Four times great grandfather Thomas Watson was a drystone waller in rural east Cumberland, and a mason. But he was also a poet, whose work was published by and for his friends after his death.
Across the British Isles, miles of moss-covered dry stone walls snake their way through the open land. They are walls constructed without using mortar, but are a jigsaw of stones and boulders, which hug the contours of the land, standing steady as though rooted to the bedrock below.
The website Odyssey Traveller contains a lyrical description of them:
Many of these walls were built during the Bronze Age more than 3,500 years ago. They survive as the last evidence of our forefathers’ gradual transition from hunter gatherers to settled farmers. The evolution of stone walls since, most notably around medieval villages in northern England, continues this arc of human development. They document the island’s shift from feudalism to capitalism, and the pains and rewards that followed. That these walls still stand with no mortar, bound only by gravity across steep hills and valleys, is a testament to those who made them, and an open invitation to find out more.
Odyssey Traveller
Creating a dry stone wall is a genuine art – it is far more than a random collection of pebbles in a pile. If built well, a dry stone wall will last centuries. Almost certainly, some of the walls built by Thomas Watson still exist today.

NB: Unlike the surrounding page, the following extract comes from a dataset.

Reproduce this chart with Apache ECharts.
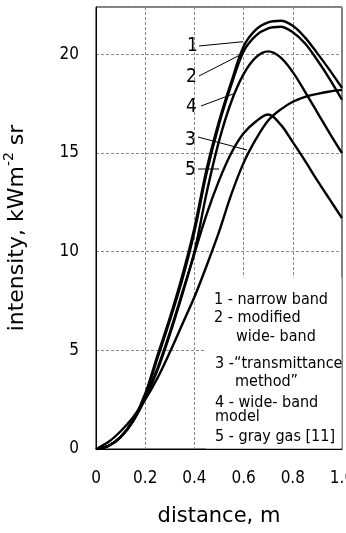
<!DOCTYPE html>
<html><head><meta charset="utf-8">
<script src="https://cdn.jsdelivr.net/npm/echarts@6/dist/echarts.min.js"></script>
<style>html,body{margin:0;padding:0;background:#fff}#c{width:346px;height:533px}</style>
</head><body><div id="c"></div>
<script>
// sampled distance (m)
const distance = [0,0.05,0.1,0.15,0.2,0.25,0.3,0.35,0.4,0.45,0.5,0.55,0.6,0.65,0.7,0.75,0.8,0.85,0.9,0.95,1.0];
// intensity, kW m^-2 sr
const narrowBand        = [0,0.15,0.6,1.45,2.8,4.75,6.65,8.75,11.2,14.2,16.6,18.6,20.4,21.25,21.62,21.7,21.45,20.85,20.05,19.2,18.3];
const modifiedWideBand  = [0,0.15,0.6,1.4,2.7,4.6,6.5,8.55,11.0,14.0,16.45,18.45,20.15,20.95,21.32,21.4,21.12,20.55,19.7,18.75,17.7];
const wideBandModel     = [0,0.15,0.6,1.4,2.6,4.1,5.9,7.9,10.0,13.0,15.6,17.6,19.0,19.85,20.15,19.85,19.1,18.1,17.05,16.0,15.0];
const grayGas           = [0,0.15,0.62,1.4,2.55,4.0,5.8,7.8,9.9,11.9,13.6,15.0,16.0,16.6,16.95,16.45,15.55,14.6,13.6,12.65,11.7];
const transmittance     = [0,0.35,0.9,1.6,2.5,3.6,4.9,6.3,7.7,9.3,11.0,12.9,14.5,15.7,16.65,17.2,17.6,17.85,18.0,18.12,18.2];

const xTickValues = [0,0.2,0.4,0.6,0.8,1.0];
const xTickLabels = ['0','0.2','0.4','0.6','0.8','1.0'];
const yTickValues = [0,5,10,15,20];
const yTickLabels = ['0','5','10','15','20'];

const legendLines = ['1 - narrow band','2 - modified','wide- band','3 -\u201Ctransmittance','method\u201D','4 - wide- band','model','5 - gray gas [11]'];
const curveNumbers = ['1','2','4','3','5'];

const seriesList = [
  {name:'narrow band', values:narrowBand},
  {name:'modified wide-band', values:modifiedWideBand},
  {name:'wide-band model', values:wideBandModel},
  {name:'gray gas [11]', values:grayGas},
  {name:'transmittance method', values:transmittance}
];

const chart = echarts.init(document.getElementById('c'), null, {renderer:'canvas'});

const legendPos = [[214,300],[214,318],[236,336.5],[215,364],[235,381.5],[215,403],[215,416.5],[215,436.5]];
const numberPos = [[192.5,46.5],[191.5,77.5],[191.5,107.5],[190.5,140.5],[190.5,170.5]];
const leaders = [[199,46,243,41.7],[199,76,240,55],[201,106,233,94],[198,137,247,150],[198,169,219,169]];

const graphic = [
  {type:'rect', z:1, shape:{x:206, y:277.5, width:135.5, height:171}, style:{fill:'#fff'}, silent:true}
];
legendLines.forEach((t,i)=>graphic.push({type:'text', z:5, x:legendPos[i][0], y:legendPos[i][1],
  style:{text:t, font:'16px "DejaVu Sans Condensed"', fill:'#000', align:'left', verticalAlign:'middle'}}));
curveNumbers.forEach((t,i)=>graphic.push({type:'text', z:5, x:numberPos[i][0], y:numberPos[i][1],
  style:{text:t, font:'19px "DejaVu Sans Condensed"', fill:'#000', align:'center', verticalAlign:'middle'}}));
leaders.forEach(l=>graphic.push({type:'line', z:5, shape:{x1:l[0],y1:l[1],x2:l[2],y2:l[3]}, style:{stroke:'#000', lineWidth:1}}));

const gridLineStyle = {color:'#8a8a8a', width:1, type:[3,2]};
const tickFont = 'DejaVu Sans Condensed';

chart.setOption({
  animation:false,
  backgroundColor:'#fff',
  grid:{left:96, right:4, top:7, bottom:84, containLabel:false, outerBoundsMode:'none',
        show:true, borderColor:'#000', borderWidth:1, backgroundColor:'transparent'},
  xAxis:{
    type:'value', min:0, max:1, interval:0.2,
    name:'distance, m', nameLocation:'middle', nameGap:57,
    nameTextStyle:{fontFamily:'DejaVu Sans', fontSize:21, color:'#000'},
    axisLine:{show:true, onZero:false, lineStyle:{color:'#000', width:1}},
    axisTick:{show:false},
    axisLabel:{margin:21, fontFamily:tickFont, fontSize:17, color:'#000',
      formatter:v=>{const i=xTickValues.findIndex(t=>Math.abs(t-v)<1e-6); return i>=0?xTickLabels[i]:'';}},
    splitLine:{show:true, lineStyle:gridLineStyle}
  },
  yAxis:{
    type:'value', min:0, max:22.4, interval:5,
    name:'intensity, kWm{sup|-2} sr', nameLocation:'middle', nameGap:64, nameRotate:90,
    nameTextStyle:{fontFamily:'DejaVu Sans', fontSize:22, color:'#000', lineHeight:30,
      rich:{sup:{fontFamily:'DejaVu Sans', fontSize:14, lineHeight:14, verticalAlign:'top', color:'#000'}}},
    axisLine:{show:true, lineStyle:{color:'#000', width:1}},
    axisTick:{show:false},
    axisLabel:{margin:17, fontFamily:tickFont, fontSize:17, color:'#000',
      formatter:v=>{const i=yTickValues.indexOf(v); return i>=0?yTickLabels[i]:'';}},
    splitLine:{show:true, lineStyle:gridLineStyle}
  },
  series: seriesList.map(s=>({
    name:s.name, type:'line', smooth:0.35, showSymbol:false, z:3,
    lineStyle:{color:'#000', width:2.4},
    data: distance.map((x,i)=>[x, s.values[i]])
  })),
  graphic: graphic
});
</script></body></html>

But there was more to Thomas Watson than that – for he was also a poet. Academic Jane Platt from the University of Lancaster describes him as an ‘artisan poet’, self taught, and reflecting the huge changes in British society during the nineteenth century.
Thomas Watson lived and died in the village of his birth, an active participant in the local economy. Unable even to write his name at twenty-four, he was inspired to produce verse orally through his association with Wesleyan Methodism, a friend committing his poems to paper just before his death.
Jane Platt
Thomas lived – and died – in the village of Renwick, also known as Ravenwick, in what was then East Cumberland. He was married in 1795 to Grace, and the pair had nine children.

Jane Platt says Thomas’s poetry ‘uses his own stone-walling vocabulary to explore his view of East Cumberland and Cumbrians, noting that though Watson’s poetry may be used as an index of social attitudes at a time of social transition, Watson was not merely a passive observer. As a poet seeking to mould his experience within accepted verse forms for the benefit of himself and his audience, Watson was an active agent attempting to mediate between his local culture and one brought about by nineteenth-century change.’.
His poems were published in 1860 in a small volume called “The Patriarch’s Aeolian Harp’, by Isaac Robinson. In his preface, Robinson says, “to the fastidious reader, they may appear full of unpardonable inaccuracies – but what can be expected of a man who could write his own name until he arrived at manhood’. But he decided not to edit the poems, for fear of destroying their originality. He says they contain quaint expressions from a rural life of decades earlier, with rhymes that only work with a local accent that was fast disappearing.
Here is one of the poems, as it appeared in the book:

Thomas died on 20 April 1860. He wasn’t rich – his will says he left less than £100 – but his poems live on, albeit in a quiet back road of the literary world.